Early on this year, He kept giving me a vision of waves ceaselessly crashing over me (he knows I love the ocean). I had ideas, but I did not know exactly what He meant by this. But as the months have progressed, he has been calling me back to my failures, to observe my sin and not run away from it. To know, I mean really know, how wretched I am.
He has been calling me to places at the end of myself. Where my sinful, sinful heart has no more love or mercy to give.  I was worshipping and ended up in tears, “I hate this world.”

I had come to the place at the end of myself. I had poured out all that I had and the lord whispered, “keep pouring.” “POURING WHAT?!” I quipped. And this was it. This was exactly where he wanted me. This is exactly where he wants us all to be. The Lord loves to make beautiful things. He LOVES to make beauty out of brokenness. I had hit rock bottom right beside me. I looked beside me, “Do you get it, daughter? Do you get it?” Jesus said.

 During a night of worship at Regent, the Holy Spirit came and poured out big time. Singing and wailing and sobbing prevailed as we soaked in prayer. Normally, I am a HUGE crier in the Holy Spirit. But the Lord had me laughing all night as I felt him healing the room and he rejoiced, “Look what I can do. Look what I can do.”

Tonight I went to the release of a local Christian musician’s EP. “Love does not grow on trees,” he sang. I remembered an article I read on the physical death of Jesus: what nerves the nails in his wrist obliterated, the way his lungs felt, his body so severely scourged that he was dead in three hours. I remembered the scriptures: the Pharisees hating Jesus, the disciples rebuking Jesus, the pupil betraying Jesus, the masses killing Jesus. Jesus suffered excruciatingly (late 16th cent.: from Latin excruciat- ‘tormented,’ from the verb excruciare based on crux, cruc- ‘a cross’) in this world. And He suffered by his grace. Gracegracegracegracegracegracegracegracegracegracegracegracegrace.  Tears streamed down my face. “Grace, Anna, grace.”

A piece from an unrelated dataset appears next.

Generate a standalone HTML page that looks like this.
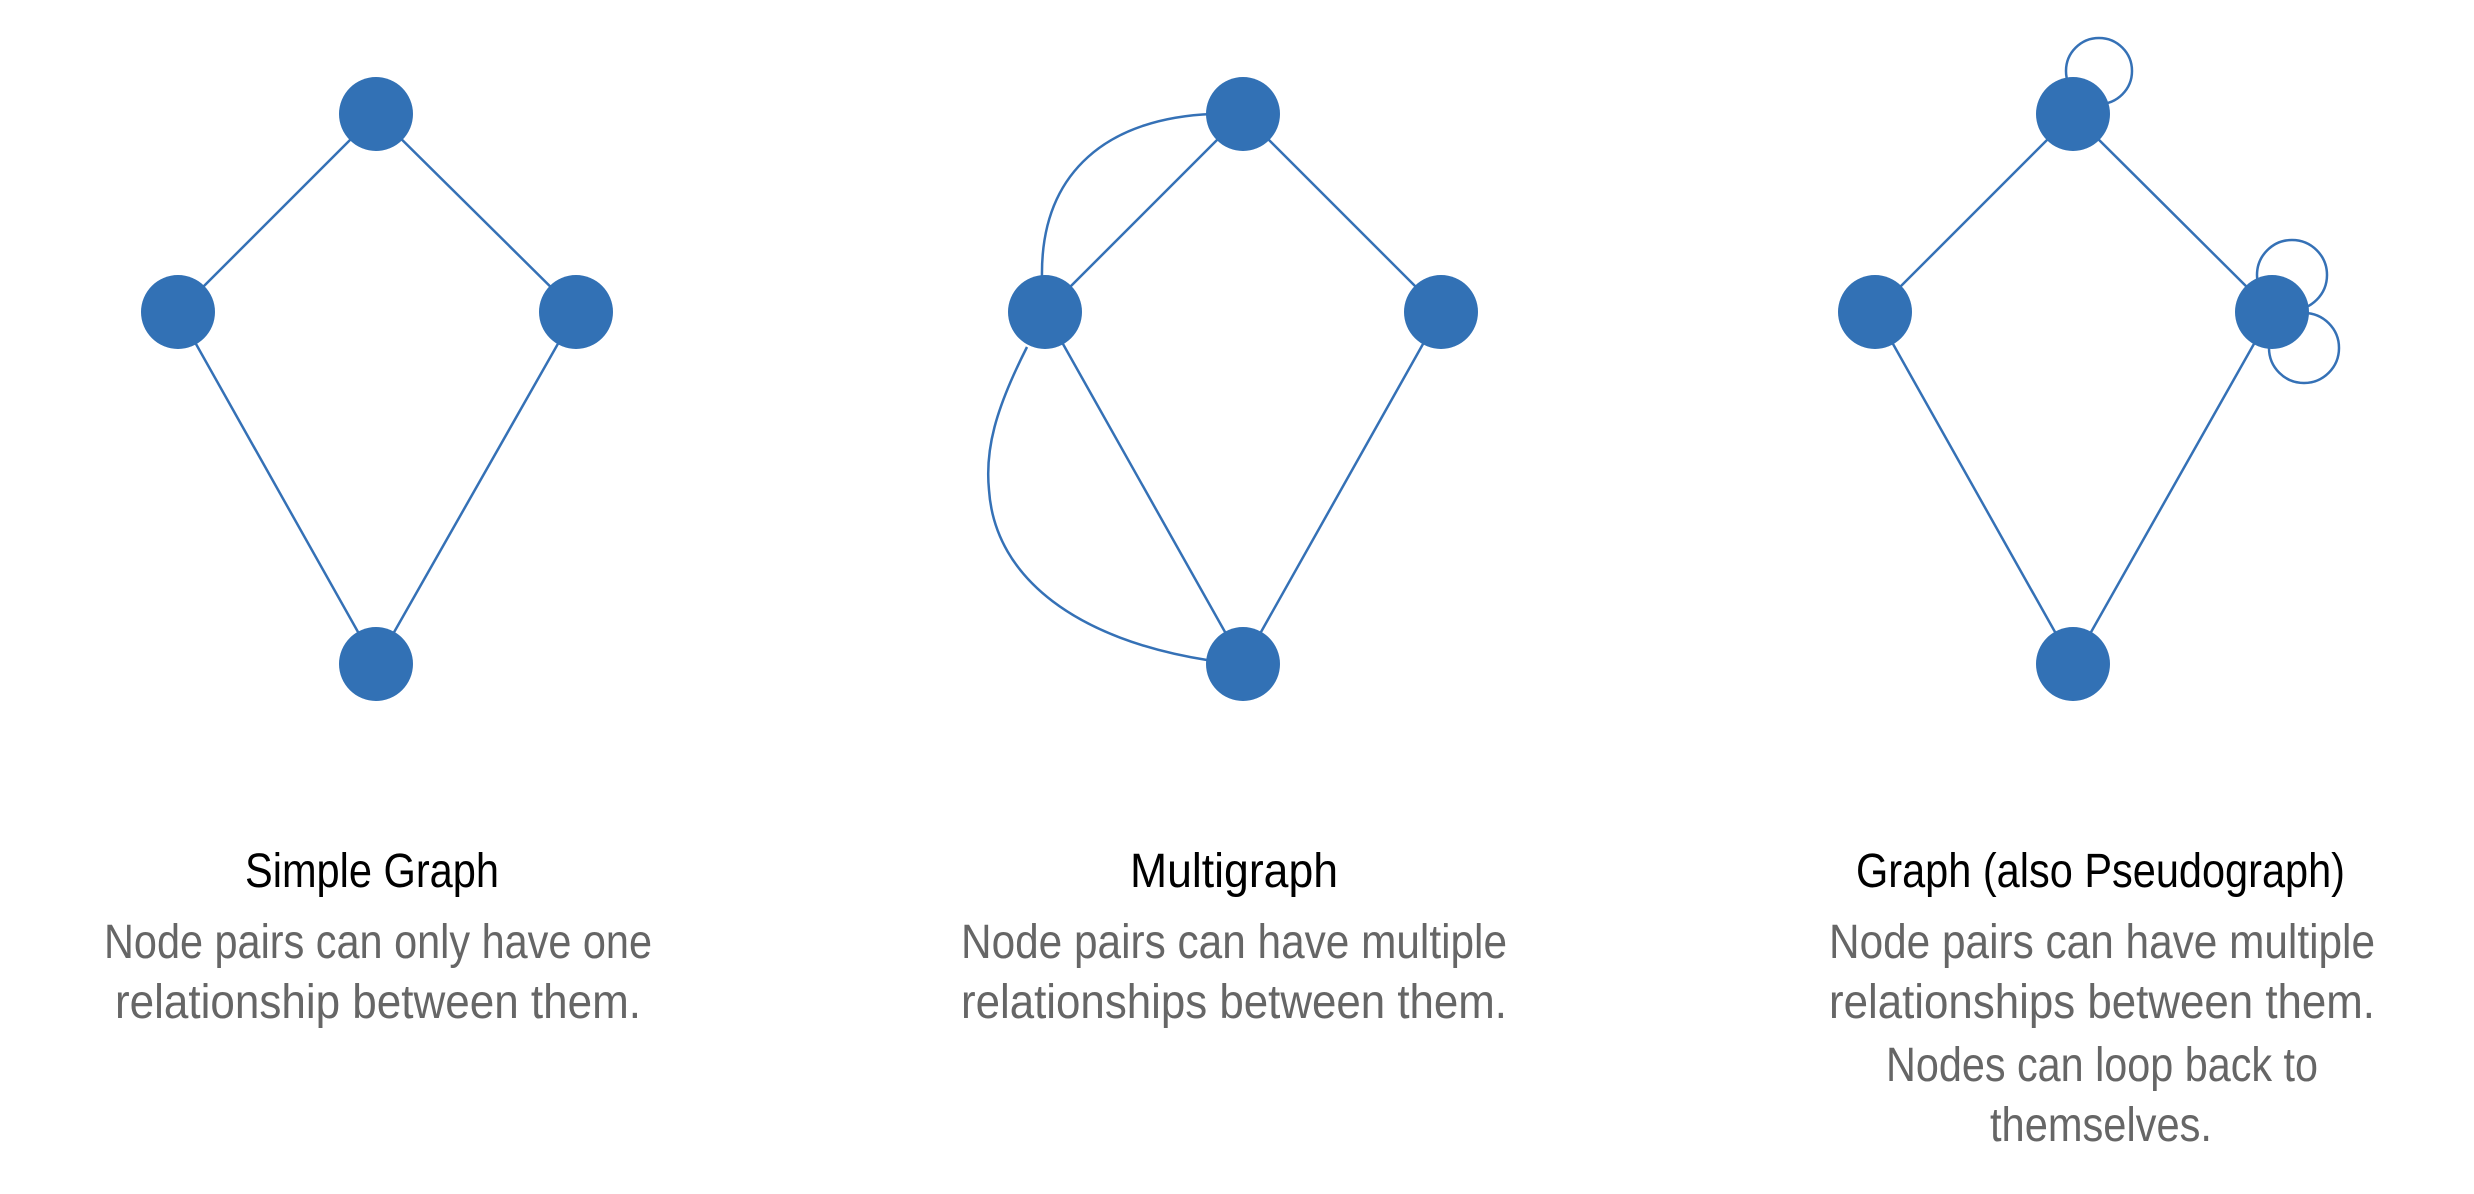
<!DOCTYPE html>
<html><head><meta charset="utf-8"><style>html,body{margin:0;padding:0;background:#fff}svg{display:block}</style></head>
<body>
<svg width="2474" height="1194" viewBox="0 0 2474 1194" xmlns="http://www.w3.org/2000/svg">
<g stroke="#3571b6" stroke-width="2.5" fill="none">
<path d="M376,114 L178,312 L376,664 L576,312 Z"/>
<path d="M1243,114 L1045,312 L1243,664 L1441,312 Z"/>
<path d="M1042,278 C1040,170 1110,118 1212,114"/>
<path d="M1027,347 C995,410 985,450 989,490 C995,580 1080,640 1207,660"/>
<path d="M2073,114 L1875,312 L2073,664 L2272,312 Z"/>
<circle cx="2099" cy="71" r="33"/>
<circle cx="2292" cy="275" r="35"/>
<circle cx="2304" cy="348" r="35"/>
</g>
<g fill="#3271b5">
<circle cx="376" cy="114" r="37"/><circle cx="178" cy="312" r="37"/><circle cx="576" cy="312" r="37"/><circle cx="376" cy="664" r="37"/>
<circle cx="1243" cy="114" r="37"/><circle cx="1045" cy="312" r="37"/><circle cx="1441" cy="312" r="37"/><circle cx="1243" cy="664" r="37"/>
<circle cx="2073" cy="114" r="37"/><circle cx="1875" cy="312" r="37"/><circle cx="2272" cy="312" r="37"/><circle cx="2073" cy="664" r="37"/>
</g>
<g font-family="'Liberation Sans Narrow','Liberation Sans',sans-serif" font-size="48">
<text x="245" y="887" textLength="254" lengthAdjust="spacingAndGlyphs" fill="#000">Simple Graph</text>
<text x="1130" y="887" textLength="208" lengthAdjust="spacingAndGlyphs" fill="#000">Multigraph</text>
<text x="1856" y="887" textLength="489" lengthAdjust="spacingAndGlyphs" fill="#000">Graph (also Pseudograph)</text>
<g fill="#666">
<text x="104" y="958" textLength="548" lengthAdjust="spacingAndGlyphs">Node pairs can only have one</text>
<text x="115" y="1018" textLength="526" lengthAdjust="spacingAndGlyphs">relationship between them.</text>
<text x="961" y="958" textLength="546" lengthAdjust="spacingAndGlyphs">Node pairs can have multiple</text>
<text x="961" y="1018" textLength="546" lengthAdjust="spacingAndGlyphs">relationships between them.</text>
<text x="1829" y="958" textLength="546" lengthAdjust="spacingAndGlyphs">Node pairs can have multiple</text>
<text x="1829" y="1018" textLength="546" lengthAdjust="spacingAndGlyphs">relationships between them.</text>
<text x="1886" y="1081" textLength="432" lengthAdjust="spacingAndGlyphs">Nodes can loop back to</text>
<text x="1990" y="1141" textLength="222" lengthAdjust="spacingAndGlyphs">themselves.</text>
</g>
</g>
</svg>
</body></html>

I remembered a speaker talking about Matthew 5:7 who explained that we can only give love, mercy, and grace if we receive love, mercy, and grace. They are not currencies that we accrue on our own. The reason God wants us at the end of ourselves is because it is there that we let our souls receive these things from their one, true Source.  Grace is not a one-time deal. We must perpetually let ourselves receive it, every single moment. We must LIVE in grace.

I am lying at the spot on the beach where broken waves rush over me. The water is the perfect temperature, the perfect color; the water is indescribably perfect. It runs through my hair. It abounds around me. It pervades the deepest parts of me. I realize that I should not be able to breath. My lungs expire. I panic. I open my mouth, but… I breathe. I tepidly try another breath, then another, until I am making joyful noise to the Rock of my salvation. “Exist here. Exist in my grace. Let it cover you like this perfect water covers you. Rest in grace. Be immersed in grace. Live in grace.
 
In our helplessness, we are sustained by ceaseless grace.

1 Oh come, let us sing to the LORD; let us make a joyful noise to the rock of our salvation! 2 Let us come into his presence with thanksgiving; let us make a joyful noise to him with songs of praise! 3 For the LORD is a great God, and a great King above all gods. 4 In his hand are the depths of the earth; the heights of the mountains are his also. 5 The sea is his, for he made it, and his hands formed the dry land. 6 Oh come, let us worship and bow down; let us kneel before the LORD, our Maker! 7 For he is our God, and we are the people of his pasture, and the sheep of his hand. Today, if you hear his voice, 8 do not harden your hearts, as at Meribah, as on the day at Massah in the wilderness, 9 when your fathers put me to the test and put me to the proof, though they had seen my work. 10 For forty years I loathed that generation and said, "They are a people who go astray in their heart, and they have not known my ways." 11 Therefore I swore in my wrath, "They shall not enter my rest."
[Psalm 95]

"Suffer Not" -Ian Thornton
"These Are the Days" -Natalie Merchant (picture yourself running through a field of buttercups with Jesus)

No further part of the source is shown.